TASK STATEMENT: Exactly as they appear, output all of the records. Skip any images.

Figure scripts:
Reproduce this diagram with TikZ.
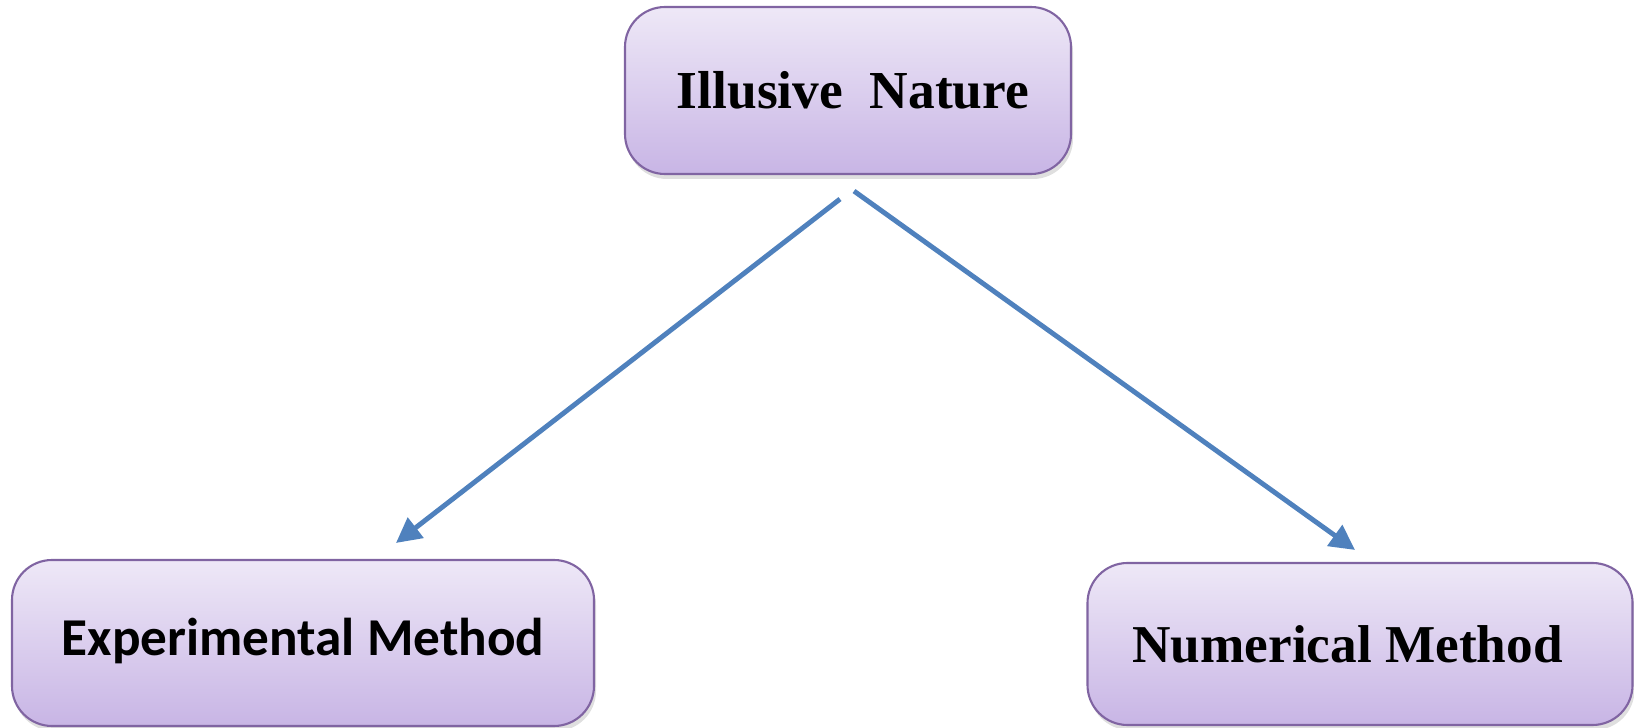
\documentclass[tikz,border=0pt]{standalone}
\usepackage{fontspec}
\setmainfont{Liberation Serif}
\newfontfamily\calfont{Carlito}
\usetikzlibrary{arrows.meta,shadows}
\definecolor{boxline}{HTML}{8064A2}
\definecolor{boxtop}{HTML}{EEE8F7}
\definecolor{boxbot}{HTML}{C8B5E5}
\definecolor{linkblue}{HTML}{4F81BD}
\tikzset{
  box/.style={draw=boxline, line width=1.2pt, rounded corners=0.8cm,
    top color=boxtop, bottom color=boxbot,
    drop shadow={opacity=0.25, shadow xshift=0.04cm, shadow yshift=-0.1cm},
    inner sep=0pt},
  link/.style={draw=linkblue, line width=2.8pt,
    -{Triangle[length=0.5cm, width=0.5cm]}}
}

\begin{document}
\begin{tikzpicture}
        \useasboundingbox (0,0) rectangle (32.68,14.54);
        % Boxes
        \node[box, minimum width=8.92cm, minimum height=3.34cm] (illusive) at (16.96,12.73)
            {\hspace*{0.2cm}\fontsize{30.4}{36}\selectfont\bfseries Illusive\ \ Nature};
        \node[box, minimum width=11.64cm, minimum height=3.32cm] (experimental) at (6.06,1.68)
            {\raisebox{0.25cm}{\calfont\fontsize{30.3}{36}\selectfont\bfseries Experimental Method}};
        \node[box, minimum width=10.9cm, minimum height=3.24cm] (numerical) at (27.2,1.66)
            {\hspace*{-0.5cm}\fontsize{30.3}{36}\selectfont\bfseries Numerical Method};
        % Arrow ends
        \coordinate (il-left) at ([xshift=-0.16cm,yshift=-0.48cm]illusive.south);
        \coordinate (il-right) at ([xshift=0.12cm,yshift=-0.32cm]illusive.south);
        \coordinate (ex-top) at ([xshift=1.86cm,yshift=0.32cm]experimental.north);
        \coordinate (nu-top) at ([xshift=-0.1cm,yshift=0.24cm]numerical.north);
        % Arrows
        \draw[link] (il-left) -- (ex-top);
        \draw[link] (il-right) -- (nu-top);
\end{tikzpicture}
\end{document}
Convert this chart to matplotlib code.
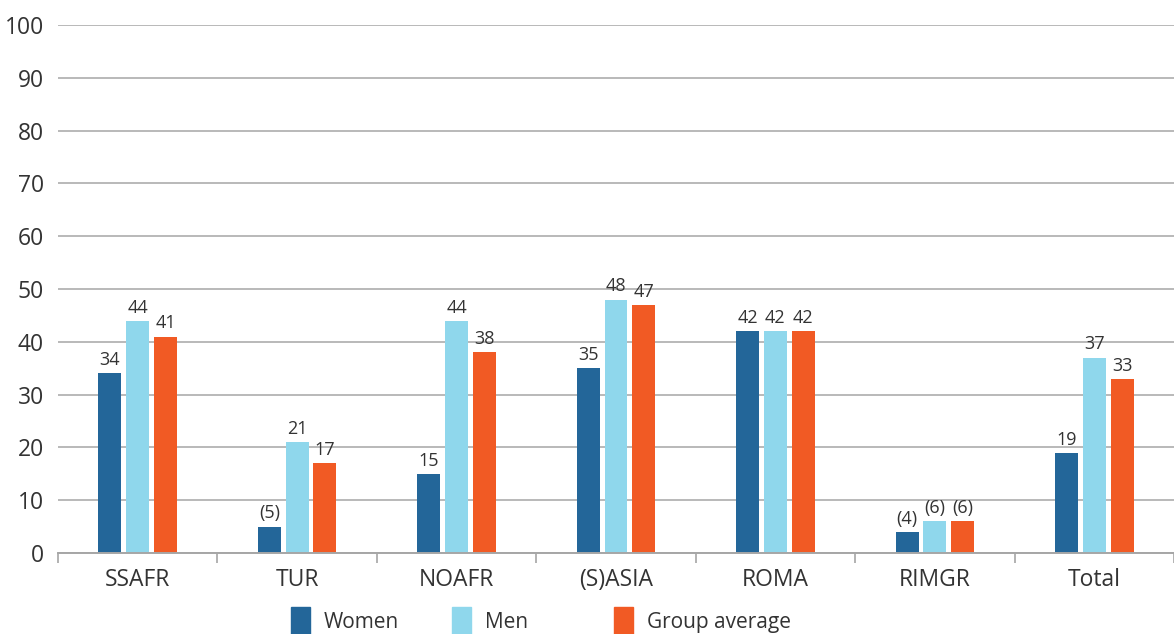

WRITTEN RESPONSE:
Reproduce this diagram with TikZ.
\documentclass[tikz,border=0pt]{standalone}
\usepackage{fontspec}
\setmainfont{Liberation Serif}
\newfontfamily\calfont{Carlito}
\usetikzlibrary{arrows.meta,shadows}
\definecolor{boxline}{HTML}{8064A2}
\definecolor{boxtop}{HTML}{EEE8F7}
\definecolor{boxbot}{HTML}{C8B5E5}
\definecolor{linkblue}{HTML}{4F81BD}
\tikzset{
  box/.style={draw=boxline, line width=1.2pt, rounded corners=0.8cm,
    top color=boxtop, bottom color=boxbot,
    drop shadow={opacity=0.25, shadow xshift=0.04cm, shadow yshift=-0.1cm},
    inner sep=0pt},
  link/.style={draw=linkblue, line width=2.8pt,
    -{Triangle[length=0.5cm, width=0.5cm]}}
}

\begin{document}
\begin{tikzpicture}
        \useasboundingbox (0,0) rectangle (32.68,14.54);
        % Boxes
        \node[box, minimum width=8.92cm, minimum height=3.34cm] (illusive) at (16.96,12.73)
            {\hspace*{0.2cm}\fontsize{30.4}{36}\selectfont\bfseries Illusive\ \ Nature};
        \node[box, minimum width=11.64cm, minimum height=3.32cm] (experimental) at (6.06,1.68)
            {\raisebox{0.25cm}{\calfont\fontsize{30.3}{36}\selectfont\bfseries Experimental Method}};
        \node[box, minimum width=10.9cm, minimum height=3.24cm] (numerical) at (27.2,1.66)
            {\hspace*{-0.5cm}\fontsize{30.3}{36}\selectfont\bfseries Numerical Method};
        % Arrow ends
        \coordinate (il-left) at ([xshift=-0.16cm,yshift=-0.48cm]illusive.south);
        \coordinate (il-right) at ([xshift=0.12cm,yshift=-0.32cm]illusive.south);
        \coordinate (ex-top) at ([xshift=1.86cm,yshift=0.32cm]experimental.north);
        \coordinate (nu-top) at ([xshift=-0.1cm,yshift=0.24cm]numerical.north);
        % Arrows
        \draw[link] (il-left) -- (ex-top);
        \draw[link] (il-right) -- (nu-top);
\end{tikzpicture}
\end{document}
Convert this chart to matplotlib code.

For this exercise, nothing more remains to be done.